Kant se refiere a «la materia de la ley práctica» y a la «mera
forma legislativa de las máximas». Puede parecer un poco paradójico, tal
vez raro, que luego de definir la ley práctica como objetiva y universal,
determinada por la sola razón, se refiera a una materia suya, y que respecto
de las máximas, que denomina como subjetivas al principio, a una mera forma
legislativa. Sin entrar en demasiados detalles, podemos considerar
simplemente el asunto teniendo en cuenta la diferencición más esencial entre
lo puro y lo empírico, y decir que la mera forma legislativa es algo en lo
que no participa lo empírico, mientras que la materia de la lay práctica es
su aspecto empírico. Esto surge pues, como resulta por lo demás evidente,
toda acción, por más puro que sea el prncipio que la determine (lo cual puede
no obstante puede no ser el caso) actúa en un campo empírico, interviene en la naturaleza. Así, la acción moral no es algo que solo permanece en lo puro
inteligible sino que, podríamos decir, se mezcla con lo sensible. Entonces el
tema es, dijimos, el motivo determinante. Y aquí hay un problema, pues ¿cómo es que una voluntad, en comercio con los intereses sensibles, afectada del
placer y del dolor, de la facultad apetitiva, a un cuerpo, en una palabra,
sujeto en apariencia a las leyes de la naturaleza; cómo es que puede
determinarse por un principio puro, como la mera forma de una legislación
racional? Es evidente que sólo una voluntad libre admite todo esto.
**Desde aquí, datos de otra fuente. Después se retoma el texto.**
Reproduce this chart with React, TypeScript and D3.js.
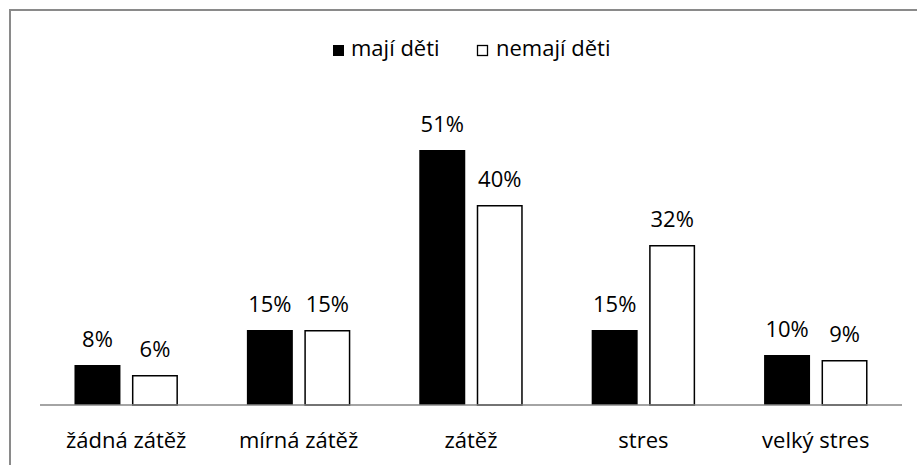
import React from "react";
import * as d3 from "d3";

const categories = ["žádná zátěž", "mírná zátěž", "zátěž", "stres", "velký stres"];
const seriesNames = ["mají děti", "nemají děti"];
const majiDeti = [8, 15, 51, 15, 10];
const nemajiDeti = [6, 15, 40, 32, 9];
const seriesValues = [majiDeti, nemajiDeti];
const fills = ["#000000", "#ffffff"];

const W = 917;
const H = 465;
const FONT = "'Open Sans', 'Noto Sans', sans-serif";
const FS = 22;

export default function App() {
  const x = d3.scaleBand<string>().domain(categories).range([40, 902]).paddingInner(0.4).paddingOuter(0.2);
  const xs = d3.scaleBand<number>().domain([0, 1]).range([0, x.bandwidth()]).paddingInner(0.2);
  const y = d3.scaleLinear().domain([0, 60]).range([405, 105]);

  return (
    <svg width={W} height={H} style={{ position: "absolute", left: 0, top: 0, display: "block" }}>
      <rect x={0} y={0} width={W} height={H} fill="#fff" />
      <rect x={10} y={10} width={W} height={H} fill="none" stroke="#8a8a8a" strokeWidth={2} />
      {/* legend */}
      <g fontFamily={FONT} fontSize={FS} fill="#000">
        <rect x={333} y={45} width={11} height={11} fill="#000" />
        <text x={351} y={56}>{seriesNames[0]}</text>
        <rect x={477.5} y={45.5} width={10} height={10} fill="#fff" stroke="#000" strokeWidth={1.3} />
        <text x={496} y={56}>{seriesNames[1]}</text>
      </g>
      {categories.map((c, i) => (
        <g key={c}>
          {seriesValues.map((vals, s) => {
            const bx = (x(c) as number) + (xs(s) as number);
            const bw = xs.bandwidth();
            const top = y(vals[i]);
            return (
              <g key={s}>
                <rect
                  x={s === 1 ? bx + 0.75 : bx}
                  y={s === 1 ? top + 0.75 : top}
                  width={s === 1 ? bw - 1.5 : bw}
                  height={s === 1 ? y(0) - top - 0.75 : y(0) - top}
                  fill={fills[s]}
                  stroke={s === 1 ? "#000" : "none"}
                  strokeWidth={1.5}
                />
                <text
                  x={bx + bw / 2}
                  y={top - 18.5}
                  textAnchor="middle"
                  fontFamily={FONT}
                  fontSize={FS}
                  fill="#000"
                >
                  {vals[i]}%
                </text>
              </g>
            );
          })}
          <text
            x={(x(c) as number) + x.bandwidth() / 2}
            y={447.5}
            textAnchor="middle"
            fontFamily={FONT}
            fontSize={FS}
            fill="#000"
          >
            {c}
          </text>
        </g>
      ))}
      <line x1={40} x2={902} y1={y(0)} y2={y(0)} stroke="#868686" strokeWidth={1.5} />
    </svg>
  );
}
Citemos, ya que estamos, del parágrafo 7, la ley fundamental de la razón
práctica pura:
«Obra de tal modo que la máxima de tu voluntad pueda valer siempre como
principio de una legislación universal»
En realidad, esto no agrega nada nuevo a lo que dijimos sino que lo resume. Aquí estaría aludido ese principio práctico puro. Esperamos poder ofrecer más adelante mayores detalles en lo referente a cómo argumenta Immanuel este determinismo no empírico de la voluntad que tiene no obstante supremacía sobre el mundo fenoménico.